The New Zealand dollar may be setting up for a rebound just as hedge funds lean the other way.
Analysts say the kiwi could climb in the near term if the Reserve Bank of New Zealand keeps a hawkish tone and if tensions in the Middle East ease. That combination would give the currency two powerful supports at once: a stronger interest-rate outlook at home and a broader return to risk appetite across global markets. Reports indicate that bearish positioning has built up around the kiwi, but crowded trades can unwind fast when the underlying story shifts.
Key Facts
- Analysts see near-term upside for the New Zealand dollar.
- Hedge funds have reportedly built bearish positions against the kiwi.
- A hawkish tilt from the Reserve Bank of New Zealand could support the currency.
- Any de-escalation in the Middle East may improve market sentiment.
The tension in this setup comes from that split between market positioning and policy signals. Hedge funds often press a currency lower when they expect weaker growth, softer rates, or rising global stress. But a central bank that stays focused on inflation can quickly change the calculus. If traders start to believe New Zealand rates will stay higher for longer, the appeal of betting against the currency weakens.
Analysts suggest the kiwi could outperform if the RBNZ stays firm while geopolitical pressure starts to fade.
The Middle East matters here because currencies like the kiwi often move with global confidence. When conflict intensifies, investors tend to retreat from risk-sensitive assets. When fears cool, they often move back in. That means even a modest de-escalation could give the New Zealand dollar extra momentum, especially if investors already hold heavy bearish positions that they need to cover.

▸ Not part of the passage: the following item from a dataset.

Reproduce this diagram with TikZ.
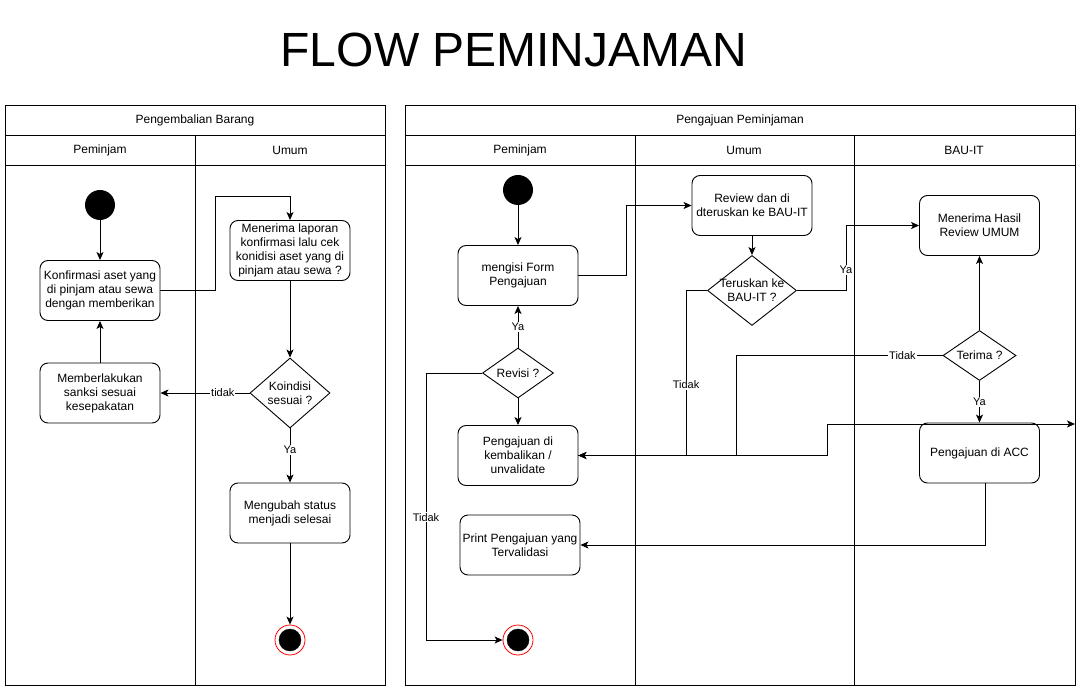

What happens next will depend on two signals that sit well beyond Wellington: the RBNZ’s policy tone and the direction of geopolitical risk. If both break in the kiwi’s favor, the currency could outperform expectations and force bearish traders to rethink their stance. For investors, the story matters because it shows how quickly a consensus trade can crack when central-bank resolve and global sentiment line up.